# Stated problem:
Using the material below, print a verbatim copy of every line from the one containing "Write a Python" through the one containing "import pandas as pd", inclusive, and omit the pictures.

# Provided data:

----

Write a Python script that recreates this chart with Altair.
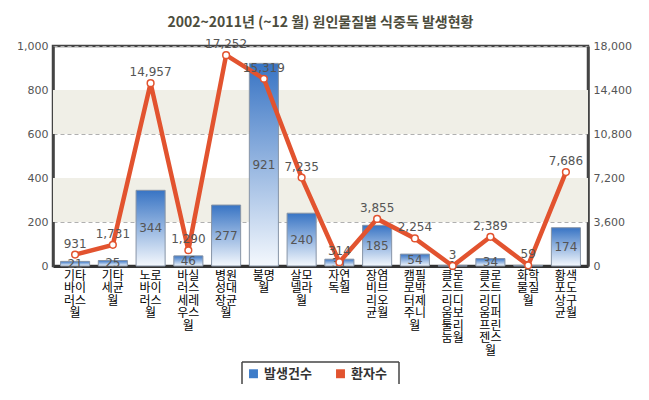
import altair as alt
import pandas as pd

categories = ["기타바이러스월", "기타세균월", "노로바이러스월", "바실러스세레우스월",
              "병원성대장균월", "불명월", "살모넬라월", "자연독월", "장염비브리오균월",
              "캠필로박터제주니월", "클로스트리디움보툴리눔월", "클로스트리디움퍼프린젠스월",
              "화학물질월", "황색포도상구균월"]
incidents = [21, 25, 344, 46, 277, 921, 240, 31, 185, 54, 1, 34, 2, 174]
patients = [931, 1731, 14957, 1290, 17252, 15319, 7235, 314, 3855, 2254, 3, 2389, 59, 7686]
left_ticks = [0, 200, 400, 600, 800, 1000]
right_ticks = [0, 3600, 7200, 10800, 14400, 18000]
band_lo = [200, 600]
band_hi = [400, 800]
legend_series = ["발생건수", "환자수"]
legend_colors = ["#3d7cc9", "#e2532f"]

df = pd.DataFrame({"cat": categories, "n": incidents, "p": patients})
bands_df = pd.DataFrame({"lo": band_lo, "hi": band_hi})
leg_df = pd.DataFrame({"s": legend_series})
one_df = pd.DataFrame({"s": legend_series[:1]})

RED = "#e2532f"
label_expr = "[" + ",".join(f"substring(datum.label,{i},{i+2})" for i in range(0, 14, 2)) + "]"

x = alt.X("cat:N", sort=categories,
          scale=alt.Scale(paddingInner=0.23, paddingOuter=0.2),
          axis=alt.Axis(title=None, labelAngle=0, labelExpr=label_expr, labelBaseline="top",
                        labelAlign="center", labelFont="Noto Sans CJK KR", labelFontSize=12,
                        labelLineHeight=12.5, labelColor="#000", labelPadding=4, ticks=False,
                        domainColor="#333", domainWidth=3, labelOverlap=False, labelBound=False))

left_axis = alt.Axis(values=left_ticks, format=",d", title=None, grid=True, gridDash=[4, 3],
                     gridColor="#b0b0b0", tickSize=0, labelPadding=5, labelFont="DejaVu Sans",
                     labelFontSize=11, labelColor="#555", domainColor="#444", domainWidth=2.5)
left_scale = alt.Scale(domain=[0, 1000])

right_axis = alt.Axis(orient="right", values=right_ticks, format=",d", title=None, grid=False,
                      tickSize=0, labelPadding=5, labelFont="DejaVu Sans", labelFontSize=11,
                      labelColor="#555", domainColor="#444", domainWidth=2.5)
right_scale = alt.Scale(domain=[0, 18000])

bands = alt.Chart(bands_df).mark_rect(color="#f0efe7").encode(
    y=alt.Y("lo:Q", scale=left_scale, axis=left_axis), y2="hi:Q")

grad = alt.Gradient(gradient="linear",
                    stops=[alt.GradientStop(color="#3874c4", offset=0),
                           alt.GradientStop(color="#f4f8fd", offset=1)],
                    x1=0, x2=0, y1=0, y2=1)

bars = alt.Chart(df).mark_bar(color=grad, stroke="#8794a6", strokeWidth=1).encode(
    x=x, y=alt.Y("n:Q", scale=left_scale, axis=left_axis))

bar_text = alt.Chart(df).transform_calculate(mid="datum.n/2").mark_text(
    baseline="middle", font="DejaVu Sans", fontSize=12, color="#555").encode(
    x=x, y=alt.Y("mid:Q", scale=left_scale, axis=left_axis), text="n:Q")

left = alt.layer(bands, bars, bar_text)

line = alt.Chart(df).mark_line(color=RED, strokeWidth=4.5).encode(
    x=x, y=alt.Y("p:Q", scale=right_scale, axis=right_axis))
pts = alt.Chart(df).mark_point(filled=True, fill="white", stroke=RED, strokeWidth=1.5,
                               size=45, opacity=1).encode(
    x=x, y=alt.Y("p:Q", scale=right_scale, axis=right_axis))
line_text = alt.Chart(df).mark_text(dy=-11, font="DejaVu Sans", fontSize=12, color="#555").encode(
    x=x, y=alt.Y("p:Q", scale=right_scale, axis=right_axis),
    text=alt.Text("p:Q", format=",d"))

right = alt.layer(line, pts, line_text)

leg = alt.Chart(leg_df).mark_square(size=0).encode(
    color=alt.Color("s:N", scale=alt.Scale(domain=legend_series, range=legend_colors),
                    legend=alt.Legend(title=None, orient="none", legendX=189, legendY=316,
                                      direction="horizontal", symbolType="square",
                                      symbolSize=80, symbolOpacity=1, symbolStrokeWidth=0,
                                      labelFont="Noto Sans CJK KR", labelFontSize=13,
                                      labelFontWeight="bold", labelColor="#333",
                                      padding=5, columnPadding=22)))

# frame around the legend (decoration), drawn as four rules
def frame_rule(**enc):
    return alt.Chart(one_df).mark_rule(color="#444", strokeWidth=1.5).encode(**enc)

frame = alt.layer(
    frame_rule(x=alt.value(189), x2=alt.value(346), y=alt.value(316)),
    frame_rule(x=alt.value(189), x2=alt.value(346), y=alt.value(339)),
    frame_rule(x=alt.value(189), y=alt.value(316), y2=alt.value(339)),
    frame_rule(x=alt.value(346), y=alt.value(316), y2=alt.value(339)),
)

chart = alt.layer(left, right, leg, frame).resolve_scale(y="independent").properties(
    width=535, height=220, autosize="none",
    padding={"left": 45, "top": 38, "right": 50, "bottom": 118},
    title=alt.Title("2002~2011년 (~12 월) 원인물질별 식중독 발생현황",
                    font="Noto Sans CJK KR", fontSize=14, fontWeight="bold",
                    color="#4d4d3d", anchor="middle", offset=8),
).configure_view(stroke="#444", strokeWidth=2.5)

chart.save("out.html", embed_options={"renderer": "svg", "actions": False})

----

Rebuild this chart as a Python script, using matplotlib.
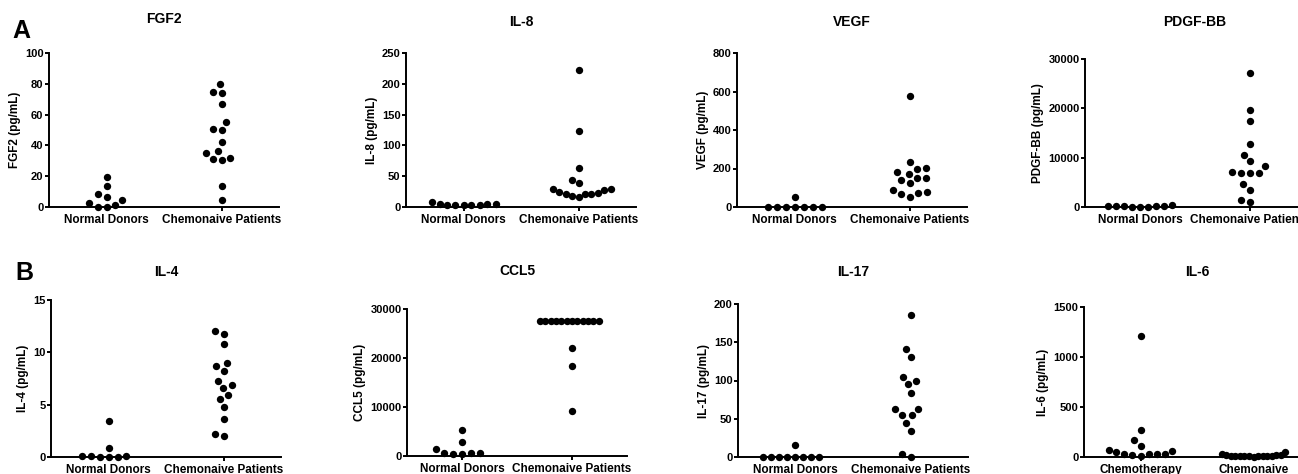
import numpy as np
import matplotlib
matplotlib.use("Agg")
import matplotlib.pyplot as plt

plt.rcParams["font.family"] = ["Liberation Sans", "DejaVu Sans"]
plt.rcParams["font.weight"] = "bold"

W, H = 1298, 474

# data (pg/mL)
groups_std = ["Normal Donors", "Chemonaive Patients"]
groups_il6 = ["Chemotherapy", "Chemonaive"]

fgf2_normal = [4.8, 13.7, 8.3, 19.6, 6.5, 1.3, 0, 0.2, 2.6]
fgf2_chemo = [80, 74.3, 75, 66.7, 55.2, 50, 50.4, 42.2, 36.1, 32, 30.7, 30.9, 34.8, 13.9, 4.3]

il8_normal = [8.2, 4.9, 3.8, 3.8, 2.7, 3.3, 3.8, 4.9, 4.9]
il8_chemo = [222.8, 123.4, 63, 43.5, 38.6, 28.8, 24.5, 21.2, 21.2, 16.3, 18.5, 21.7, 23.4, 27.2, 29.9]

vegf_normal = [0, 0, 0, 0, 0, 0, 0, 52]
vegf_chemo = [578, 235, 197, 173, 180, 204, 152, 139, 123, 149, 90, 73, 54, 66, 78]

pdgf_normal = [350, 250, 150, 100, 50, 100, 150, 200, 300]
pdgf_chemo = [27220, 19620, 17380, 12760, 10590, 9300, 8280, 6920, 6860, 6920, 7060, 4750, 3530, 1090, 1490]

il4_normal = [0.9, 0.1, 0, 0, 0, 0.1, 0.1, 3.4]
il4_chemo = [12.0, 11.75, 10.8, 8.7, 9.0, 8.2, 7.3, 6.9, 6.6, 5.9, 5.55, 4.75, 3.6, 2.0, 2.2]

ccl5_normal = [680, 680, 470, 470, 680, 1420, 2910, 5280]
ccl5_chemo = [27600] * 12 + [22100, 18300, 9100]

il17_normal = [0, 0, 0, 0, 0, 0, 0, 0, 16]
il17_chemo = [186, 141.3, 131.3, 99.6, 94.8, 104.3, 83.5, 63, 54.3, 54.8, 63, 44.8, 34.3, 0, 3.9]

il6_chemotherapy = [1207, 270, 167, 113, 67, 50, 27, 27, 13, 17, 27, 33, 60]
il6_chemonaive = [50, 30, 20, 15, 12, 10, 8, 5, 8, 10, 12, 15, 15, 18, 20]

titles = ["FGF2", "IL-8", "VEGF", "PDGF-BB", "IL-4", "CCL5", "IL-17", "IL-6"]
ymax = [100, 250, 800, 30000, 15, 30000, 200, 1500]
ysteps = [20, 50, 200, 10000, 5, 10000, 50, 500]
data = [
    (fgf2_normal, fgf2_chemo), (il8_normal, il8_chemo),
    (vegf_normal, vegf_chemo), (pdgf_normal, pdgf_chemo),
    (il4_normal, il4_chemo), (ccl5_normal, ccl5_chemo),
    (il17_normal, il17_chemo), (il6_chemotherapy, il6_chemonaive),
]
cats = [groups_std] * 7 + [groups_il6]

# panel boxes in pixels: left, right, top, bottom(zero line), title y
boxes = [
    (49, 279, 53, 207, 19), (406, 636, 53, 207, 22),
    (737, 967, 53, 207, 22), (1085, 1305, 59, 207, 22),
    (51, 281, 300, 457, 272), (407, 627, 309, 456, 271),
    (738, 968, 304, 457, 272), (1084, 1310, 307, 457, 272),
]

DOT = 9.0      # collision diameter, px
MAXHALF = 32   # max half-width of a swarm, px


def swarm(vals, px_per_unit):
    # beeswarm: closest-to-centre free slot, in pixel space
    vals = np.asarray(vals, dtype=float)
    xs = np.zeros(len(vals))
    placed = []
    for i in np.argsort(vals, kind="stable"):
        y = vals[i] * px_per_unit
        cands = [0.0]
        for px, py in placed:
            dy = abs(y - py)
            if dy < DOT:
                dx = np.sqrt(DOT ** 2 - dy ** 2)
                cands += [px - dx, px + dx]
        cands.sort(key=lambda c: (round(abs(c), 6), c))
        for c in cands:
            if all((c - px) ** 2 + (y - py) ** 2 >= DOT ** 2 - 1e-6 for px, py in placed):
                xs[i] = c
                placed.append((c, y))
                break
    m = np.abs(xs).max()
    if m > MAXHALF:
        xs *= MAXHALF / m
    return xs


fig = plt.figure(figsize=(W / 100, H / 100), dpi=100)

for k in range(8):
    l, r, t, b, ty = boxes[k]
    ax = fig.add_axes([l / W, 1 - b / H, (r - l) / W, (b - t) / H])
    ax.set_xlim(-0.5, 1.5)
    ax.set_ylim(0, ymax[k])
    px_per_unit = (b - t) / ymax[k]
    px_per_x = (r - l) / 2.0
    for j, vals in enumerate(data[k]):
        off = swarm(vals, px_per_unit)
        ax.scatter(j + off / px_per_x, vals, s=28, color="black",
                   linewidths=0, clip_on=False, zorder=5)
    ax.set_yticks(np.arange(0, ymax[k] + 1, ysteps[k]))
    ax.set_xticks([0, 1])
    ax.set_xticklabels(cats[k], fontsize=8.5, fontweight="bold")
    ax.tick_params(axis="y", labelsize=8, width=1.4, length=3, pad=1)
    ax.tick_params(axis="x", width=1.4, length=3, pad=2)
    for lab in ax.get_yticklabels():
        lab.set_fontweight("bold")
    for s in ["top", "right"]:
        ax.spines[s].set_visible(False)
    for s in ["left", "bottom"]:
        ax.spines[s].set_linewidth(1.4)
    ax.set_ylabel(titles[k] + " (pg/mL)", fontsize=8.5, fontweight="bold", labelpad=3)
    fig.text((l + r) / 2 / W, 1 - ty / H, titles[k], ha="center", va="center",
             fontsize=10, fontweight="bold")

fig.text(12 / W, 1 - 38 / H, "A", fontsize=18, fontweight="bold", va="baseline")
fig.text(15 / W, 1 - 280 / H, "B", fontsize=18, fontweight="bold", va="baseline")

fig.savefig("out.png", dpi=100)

----

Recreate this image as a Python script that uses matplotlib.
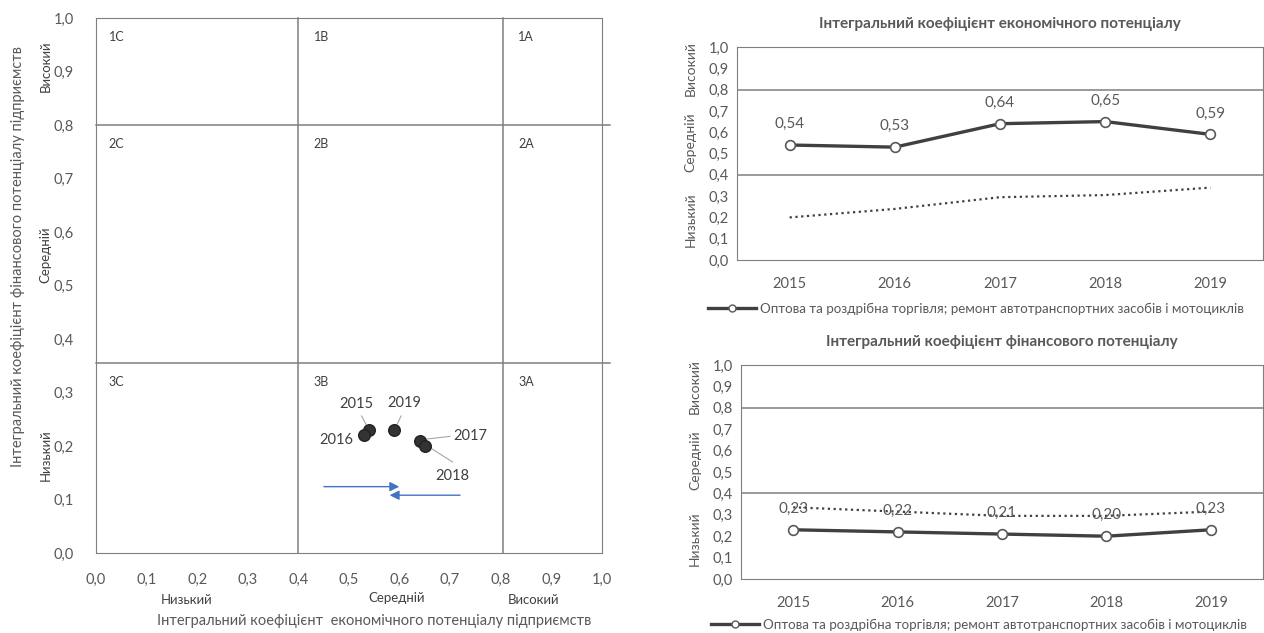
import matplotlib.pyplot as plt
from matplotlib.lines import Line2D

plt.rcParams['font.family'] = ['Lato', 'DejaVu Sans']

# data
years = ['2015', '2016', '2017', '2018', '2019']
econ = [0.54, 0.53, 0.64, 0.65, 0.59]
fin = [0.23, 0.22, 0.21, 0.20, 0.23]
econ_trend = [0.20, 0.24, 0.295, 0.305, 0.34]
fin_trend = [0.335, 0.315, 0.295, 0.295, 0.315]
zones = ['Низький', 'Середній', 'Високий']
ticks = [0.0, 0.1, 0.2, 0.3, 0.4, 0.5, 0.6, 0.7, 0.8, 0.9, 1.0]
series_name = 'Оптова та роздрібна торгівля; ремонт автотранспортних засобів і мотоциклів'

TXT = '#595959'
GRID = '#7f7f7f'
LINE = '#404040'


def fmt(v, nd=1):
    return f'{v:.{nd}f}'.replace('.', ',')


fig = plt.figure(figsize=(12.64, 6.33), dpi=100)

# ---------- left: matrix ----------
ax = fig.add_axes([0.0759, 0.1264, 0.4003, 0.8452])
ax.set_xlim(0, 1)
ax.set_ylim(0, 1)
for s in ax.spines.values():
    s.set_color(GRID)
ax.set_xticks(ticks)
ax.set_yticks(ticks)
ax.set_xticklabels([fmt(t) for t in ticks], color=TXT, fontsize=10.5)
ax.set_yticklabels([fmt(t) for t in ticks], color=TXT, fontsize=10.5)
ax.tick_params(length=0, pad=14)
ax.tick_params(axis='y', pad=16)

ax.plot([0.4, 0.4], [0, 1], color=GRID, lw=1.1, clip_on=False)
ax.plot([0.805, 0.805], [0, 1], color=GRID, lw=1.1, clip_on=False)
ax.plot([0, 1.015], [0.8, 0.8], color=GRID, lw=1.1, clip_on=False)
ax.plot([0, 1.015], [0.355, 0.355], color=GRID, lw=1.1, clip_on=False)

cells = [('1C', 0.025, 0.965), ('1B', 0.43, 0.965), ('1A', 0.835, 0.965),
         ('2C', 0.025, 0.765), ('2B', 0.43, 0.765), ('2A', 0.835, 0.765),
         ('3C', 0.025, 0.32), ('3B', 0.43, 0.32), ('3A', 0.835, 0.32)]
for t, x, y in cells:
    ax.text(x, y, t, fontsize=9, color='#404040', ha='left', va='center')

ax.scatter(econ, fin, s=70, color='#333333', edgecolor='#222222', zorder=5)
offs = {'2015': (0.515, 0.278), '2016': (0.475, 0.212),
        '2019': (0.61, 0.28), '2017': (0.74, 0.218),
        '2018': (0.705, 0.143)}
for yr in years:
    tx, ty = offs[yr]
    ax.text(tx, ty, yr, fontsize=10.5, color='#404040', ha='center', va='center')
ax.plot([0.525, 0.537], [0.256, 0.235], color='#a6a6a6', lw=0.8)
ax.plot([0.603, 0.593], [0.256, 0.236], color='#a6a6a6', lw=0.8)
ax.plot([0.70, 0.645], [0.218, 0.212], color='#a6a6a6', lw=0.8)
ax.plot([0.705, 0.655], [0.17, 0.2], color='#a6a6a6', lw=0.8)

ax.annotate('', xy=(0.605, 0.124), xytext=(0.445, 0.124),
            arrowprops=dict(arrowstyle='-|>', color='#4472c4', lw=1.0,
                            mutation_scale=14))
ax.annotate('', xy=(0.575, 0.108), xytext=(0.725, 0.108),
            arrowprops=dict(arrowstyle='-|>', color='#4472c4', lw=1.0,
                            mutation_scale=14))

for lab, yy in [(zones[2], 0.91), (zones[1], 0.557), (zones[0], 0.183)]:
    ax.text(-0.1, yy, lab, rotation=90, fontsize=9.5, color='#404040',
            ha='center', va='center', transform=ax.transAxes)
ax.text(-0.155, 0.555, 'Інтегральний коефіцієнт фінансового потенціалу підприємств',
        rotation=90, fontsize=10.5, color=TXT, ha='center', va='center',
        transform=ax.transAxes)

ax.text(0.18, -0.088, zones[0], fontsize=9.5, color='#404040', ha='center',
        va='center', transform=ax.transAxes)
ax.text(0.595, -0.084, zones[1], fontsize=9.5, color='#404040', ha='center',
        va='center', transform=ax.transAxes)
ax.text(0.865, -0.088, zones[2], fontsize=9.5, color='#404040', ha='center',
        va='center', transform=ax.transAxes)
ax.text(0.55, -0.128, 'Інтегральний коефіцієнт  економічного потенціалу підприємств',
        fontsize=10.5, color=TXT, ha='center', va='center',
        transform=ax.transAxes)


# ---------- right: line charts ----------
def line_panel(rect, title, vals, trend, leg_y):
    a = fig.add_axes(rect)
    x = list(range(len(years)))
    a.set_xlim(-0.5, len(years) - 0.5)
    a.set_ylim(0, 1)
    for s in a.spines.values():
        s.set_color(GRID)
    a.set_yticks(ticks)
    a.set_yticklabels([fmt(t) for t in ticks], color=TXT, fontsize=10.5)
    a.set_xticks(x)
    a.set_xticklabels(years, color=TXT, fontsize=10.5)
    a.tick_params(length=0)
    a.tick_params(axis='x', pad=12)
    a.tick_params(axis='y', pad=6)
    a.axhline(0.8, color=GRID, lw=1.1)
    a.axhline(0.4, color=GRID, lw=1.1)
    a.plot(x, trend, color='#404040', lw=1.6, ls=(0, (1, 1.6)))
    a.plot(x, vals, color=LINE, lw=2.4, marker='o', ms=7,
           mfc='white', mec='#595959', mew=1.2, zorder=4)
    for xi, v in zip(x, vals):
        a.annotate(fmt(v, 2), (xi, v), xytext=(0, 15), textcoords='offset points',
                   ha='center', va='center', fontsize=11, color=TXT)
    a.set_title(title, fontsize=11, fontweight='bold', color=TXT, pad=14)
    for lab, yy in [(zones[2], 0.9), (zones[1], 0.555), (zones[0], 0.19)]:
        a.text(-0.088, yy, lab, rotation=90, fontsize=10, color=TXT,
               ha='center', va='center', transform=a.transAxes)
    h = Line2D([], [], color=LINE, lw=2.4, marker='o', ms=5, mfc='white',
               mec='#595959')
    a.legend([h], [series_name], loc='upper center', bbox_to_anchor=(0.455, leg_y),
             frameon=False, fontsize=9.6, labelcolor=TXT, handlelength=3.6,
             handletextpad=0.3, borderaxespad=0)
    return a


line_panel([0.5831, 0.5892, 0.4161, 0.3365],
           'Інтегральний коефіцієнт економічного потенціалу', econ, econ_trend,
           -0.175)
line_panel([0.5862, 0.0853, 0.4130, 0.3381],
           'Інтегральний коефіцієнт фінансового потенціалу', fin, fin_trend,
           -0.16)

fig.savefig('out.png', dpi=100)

----

# Exercise solution:
Write a Python script that recreates this chart with Altair.
import altair as alt
import pandas as pd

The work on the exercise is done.